Michael O'Leary says a shot at next year's renewal may not happen, but provided Tiger Roll is fit and well when it approaches, I'm sure the temptation to go for an unprecedented three-in-a-row will be too hard to resist (Red Rum won three Nationals, but not consecutively).

Regular readers will know I thought Tiger Roll was far too short, and while a few people have smugly said to me that a 4/1 winner is better than a 100/1 loser, that's not the point. My main gripe was with bookmakers, many of which won't take any chances these days. Not just on Tiger Roll, but on the other runners too.

Of course, we had a few bookmakers giving us the sob story saying Tiger Roll was a disastrous result, but I'm not so sure. In theory, the bookmakers made the right call to keep him short, and that decision was vindicated by the result - but the theory also goes that if you shorten one horse to stop people backing it, you should increase the price of the others to attract punters to those instead.

But that simply didn't happen as it should have, and the over-round on this year's National was once again shocking at 163pc, lower than 2018's 165pc. So they had their backs covered on the other runners too.
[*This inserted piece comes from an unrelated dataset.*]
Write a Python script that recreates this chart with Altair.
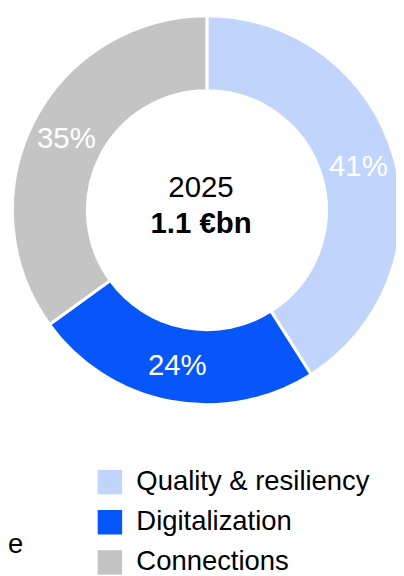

For casual readers unfamiliar with the over-round, it's simply the theoretical profit margin the bookmaker makes on a race. While individual races can cost a bookmaker money, every price he offers on a horse has a built-in profit margin, so he can make money in the long term.

I've explained the over-round before on these pages using the toss of a coin as an example. A coin has a 50-50 chance of landing on heads, and a 50-50 chance of landing on tails. The 50pc chance of each outcome added together would be 100, so the book is said to be 100pc.

However, a bookmaker wouldn't make money over time in this way, and may offer 4/5 on each option. Odds of 4/5 suggest the bet has a 55.5pc chance of winning, an overestimate. If both heads and tails were priced 4/5, or 55.5pc, the book would add up to 111pc. We all accept that bookmakers need a margin, and they have to cover costs and make a few bob like the rest of us - but an over-round of 163pc on the biggest betting race of the year is pure greed, and is opportunistic. They know the casual once-a-year punter is not going to have much understanding of the odds they are getting.

I do concede that we have never had it better as punters, and there were plenty of offers in the shops and online around Cheltenham and Aintree for those that shop around. But on this occasion the on-course bookmakers, who determine the SP, did not increase the prices of the outsiders by much as the money arrived for fancied horses, including Tiger Roll.

In this day and age of online betting, perhaps it's time to look again at how SPs are determined, and in fairness to the shops, it seems some of their money wasn't hedged on course. The National is the sport's biggest advert every year, and we shoot ourselves in the foot when people discover they are not getting at least reasonably good prices.

The Scottish National hasn't been quite so bad, with over-rounds in the 140s recently, and it'll be interesting to see if there's much value to be had this afternoon (3.35 Ayr). I'll be happy to take 16/1 about Impulsive Star, which can be forgiven for his latest race at Cheltenham in which he was pulled up in the National Hunt Chase.


On that occasion, he met a load of trouble and was badly hampered in a race which turned out to be a total mess with just four of the 18 runners finishing. He's best judged on his previous race when taking a valuable Grade Three handicap chase at Warwick off 133, and a 6lb rise in the ratings doesn't seem too restrictive for Neil Mulholland's nine-year-old.

He proved he has stamina when fourth in the 2018 renewal of that Cheltenham race, and Sam Waley-Cohen's 3lb claim will certainly help today. Others worth a mention are Beware The Bear and Big River which were first and fourth in the Ultima Handicap Chase at Cheltenham respectively, and Alan King's Dingo Dollar, which has been aimed at this race all season.

The Flat season is kicking on too, and I'm looking forward to backing So Perfect in the Fillies' Fred Darling Stakes at Newbury (2.10). Trained by Aidan O'Brien, she was third in the Breeders' Cup Juvenile Sprint at Churchill Downs, but her third place in September's Group One Cheveley is her best piece of form and the 7/2 available early doors is a fair price.